Il viaggio come fuga dalla realtà

 

Nella seconda metà dell’800, mentre si afferma l’industrializzazione e molti sono i progressi tecnici e scientifici, gli intellettuali colgono gli aspetti negativi di una società materialista e spietata ed esprimono il senso di angosciosa alienazione e di oppressione che provano.

Il tema del viaggio è frequente nelle poesie dei simbolisti e rappresenta il desiderio della fuga da una realtà ostile e insopportabile per trovare rifugio in un mondo di piena libertà e autenticità.

Nelle poesie di Charles Baudelaire appare spesso il tema del viaggio verso mari tropicali e foreste esotiche dove potersi abbandonare al sogno, cosa impossibile nelle fredde e corrotte città industriali dove domina la noia, lo "spleen" e dove

"il cielo basso e greve pesa come un coperchio
sullo spirito che geme in preda a lunghi affanni"

Il sogno di fuga di Baudelaire è, però un sogno letterario, un mito; il vero viaggio è puro desiderio di vagare verso mete senza forma e senza nome e alla parola è affidata, ancora una volta, la funzione di trasporto e di evasione per "viaggiare senza vele e senza vapore".

Baudelaire dedica al tema del viaggio il poemetto "Le voyage", in cui le immagini di astri, sabbie e onde sono presentate come simboli di sogni, perché, anche andando lontano, il poeta proverà la stessa noia di sempre.

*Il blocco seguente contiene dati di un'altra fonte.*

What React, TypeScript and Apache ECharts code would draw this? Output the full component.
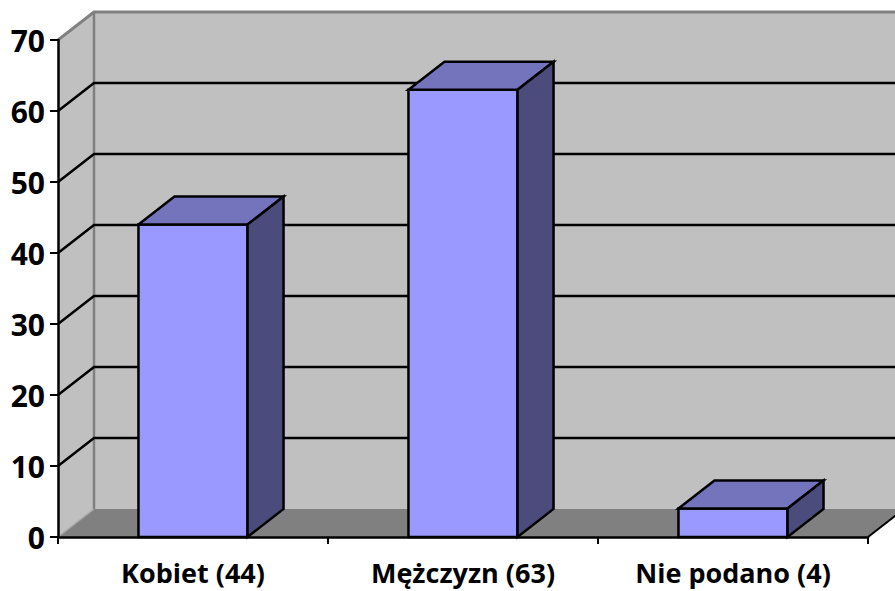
import React, { useEffect, useRef } from "react";
import * as echarts from "echarts";

const categories = ["Kobiet (44)", "Mężczyzn (63)", "Nie podano (4)"];
const values = [44, 63, 4];
const yMax = 70;
const yInterval = 10;
const gridValues = [10, 20, 30, 40, 50, 60];

const DX = 36;
const DY = -28;

const FRONT = "#9999FF";
const TOP = "#7474BC";
const SIDE = "#4B4B7C";
const WALL = "#C0C0C0";
const FLOOR = "#808080";
const EDGE = "#808080";

export default function App() {
  const ref = useRef<HTMLDivElement>(null);
  useEffect(() => {
    if (!ref.current) return;
    const chart = echarts.init(ref.current, undefined, { renderer: "svg" });

    const wallsRender = (params: any, api: any) => {
      const cs = params.coordSys;
      const L = cs.x, R = cs.x + cs.width, T = cs.y, B = cs.y + cs.height;
      return {
        type: "group",
        children: [
          { type: "rect", shape: { x: L + DX, y: T + DY, width: R - L, height: B - T }, style: { fill: WALL } },
          { type: "polygon", shape: { points: [[L, T], [L + DX, T + DY], [L + DX, B + DY], [L, B]] }, style: { fill: WALL } },
          { type: "polygon", shape: { points: [[L, B], [L + DX, B + DY], [R + DX, B + DY], [R, B]] }, style: { fill: FLOOR } },
          { type: "polyline", shape: { points: [[L, T], [L + DX, T + DY], [R + DX + 20, T + DY]] }, style: { stroke: EDGE, lineWidth: 3, fill: "none" } },
          { type: "line", shape: { x1: L + DX, y1: T + DY, x2: L + DX, y2: B + DY }, style: { stroke: EDGE, lineWidth: 2.5 } },
          { type: "line", shape: { x1: L, y1: B, x2: L + DX, y2: B + DY }, style: { stroke: "#A8A8A8", lineWidth: 1.5 } },
          { type: "line", shape: { x1: R, y1: B, x2: R + DX, y2: B + DY }, style: { stroke: "#000", lineWidth: 2 } },
        ],
      };
    };

    const gridRender = (params: any, api: any) => {
      const cs = params.coordSys;
      const L = cs.x, R = cs.x + cs.width;
      const y = api.coord([0, api.value(1)])[1];
      return {
        type: "polyline",
        shape: { points: [[L, y], [L + DX, y + DY], [R + DX + 20, y + DY]] },
        style: { stroke: "#000", lineWidth: 2.5, fill: "none" },
      };
    };

    const barRender = (params: any, api: any) => {
      const idx = api.value(0);
      const v = api.value(1);
      const top = api.coord([idx, v]);
      const base = api.coord([idx, 0]);
      const w = api.size([1, 0])[0] * 0.404;
      const x0 = top[0] - w / 2, x1 = top[0] + w / 2, yT = top[1], yB = base[1];
      const st = { stroke: "#000", lineWidth: 2.5, lineJoin: "miter" };
      return {
        type: "group",
        children: [
          { type: "rect", shape: { x: x0, y: yT, width: w, height: yB - yT }, style: { ...st, fill: FRONT } },
          { type: "polygon", shape: { points: [[x0, yT], [x0 + DX, yT + DY], [x1 + DX, yT + DY], [x1, yT]] }, style: { ...st, fill: TOP } },
          { type: "polygon", shape: { points: [[x1, yT], [x1 + DX, yT + DY], [x1 + DX, yB + DY], [x1, yB]] }, style: { ...st, fill: SIDE } },
        ],
      };
    };

    chart.setOption({
      animation: false,
      backgroundColor: "#FFFFFF",
      grid: { left: 58, right: 27, top: 40, bottom: 54, containLabel: false },
      xAxis: {
        type: "category",
        data: categories,
        boundaryGap: true,
        axisLine: { show: true, lineStyle: { color: "#000", width: 2.5 } },
        axisTick: { show: true, alignWithLabel: false, length: 7, lineStyle: { color: "#000", width: 2 } },
        axisLabel: { margin: 22, color: "#000", fontFamily: "Open Sans", fontWeight: "bold", fontSize: 27 },
        splitLine: { show: false },
        z: 5,
      },
      yAxis: {
        type: "value",
        min: 0,
        max: yMax,
        interval: yInterval,
        axisLine: { show: true, lineStyle: { color: "#000", width: 2.5 } },
        axisTick: { show: true, inside: false, length: 8, lineStyle: { color: "#000", width: 2 } },
        axisLabel: { margin: 13, color: "#000", fontFamily: "Open Sans", fontWeight: "bold", fontSize: 30 },
        splitLine: { show: false },
        z: 5,
      },
      series: [
        { type: "custom", name: "walls", renderItem: wallsRender, data: [[0, 0]], clip: false, silent: true, z: -2 },
        { type: "custom", name: "grid", renderItem: gridRender, data: gridValues.map((v) => [0, v]), clip: false, silent: true, z: -1 },
        { type: "custom", name: "bars", renderItem: barRender, data: values.map((v, i) => [i, v]), clip: false, z: 3 },
      ],
    });
    return () => chart.dispose();
  }, []);
  return <div ref={ref} style={{ position: "fixed", left: 0, top: 0, width: 895, height: 591 }} />;
}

La famosa lirica "Albatros" è costruita su immagini di viaggio; l’albatros è allegoria del poeta e della sua diversità, del suo "volare alto", principe delle nubi, che lo rende però esule e impedito al suolo fra gli uomini. Il viaggio è rappresentato da questo "volare alto", dal desiderio del poeta di spingersi lontano da una realtà da cui si sente rifiutato, lontano da quegli "amari abissi" su cui scivola la nave.

Anche Stephane Mallarmè esprime nella sua "Brezza marina" il desiderio di rompere per sempre con la realtà quotidiana, triste e meschina e di assaporare la libertà.

"La carne è triste, ahimè! E ho letto tutti i libri
Fuggire! Laggiù fuggire! Io sento uccelli ebbri
d’essere tra l’ignota schiuma e i cieli!
Niente, né antichi giardini riflessi dagli occhi
terrà questo cuore che già si bagna del mare"

Arthur Rimbaud nei versi del "Bateau ivre" (1871) esprime questo puro desiderio di partire e di vagare senza meta, verso luoghi privi di forma, cangianti, senza nome; la lirica termina con l’invocazione al naufragio del battello, che rappresenta il poeta, unico esito possibile di questo errare sfrenato dell’io.

Anche Giovanni Pascoli dà al viaggio un chiaro valore simbolico: non si può raggiungere la felicità neppure andando lontano e spingendosi sempre oltre.

Nei "Poemi Conviviali", nella lirica "Alexandros", il protagonista, nella sua vittoriosa avventura, è ormai giunto al limite della terra conosciuta, ed esprime la stanchezza e il senso di limite del destino dell’uomo, per il quale la felicità non è mai assoluta.

"Oh, più felice quanto più cammino
mi era dinnanzi, quanto più cimenti,
quanto più dubbi, quanto più destino!"

Anche la fuga, l’andar lontano non porta al raggiungimento della felicità e della pace interiore. Pascoli, diversamente dai simbolisti francesi che cercavano la felicità nella fuga dalla realtà e nei sogni surreali, pensa che solo negli affetti familiari, nel "nido" l’uomo possa raggiungere un po’ di serenità.

Nella lirica "Le rane" che fa parte del poemetto "Il ritorno a S. Mauro", Pascoli esprime la tensione dell’uomo verso la ricerca della felicità, una felicità che è negata nel momento presente e che si accompagna a un senso di rassegnazione e delusione.

"E sento nel lume sereno
lo strepere nero del treno
che non s’allontanta e che va
cercando, cercando mai sempre
ciò che non è mai, ciò che sempre
sarà……"

Il treno è il simbolo del cammino dell’uomo che insegue vanamente la felicità; la realtà è espressa dal "treno che non s’allontana", in cui si cerca una felicità che è impossibile.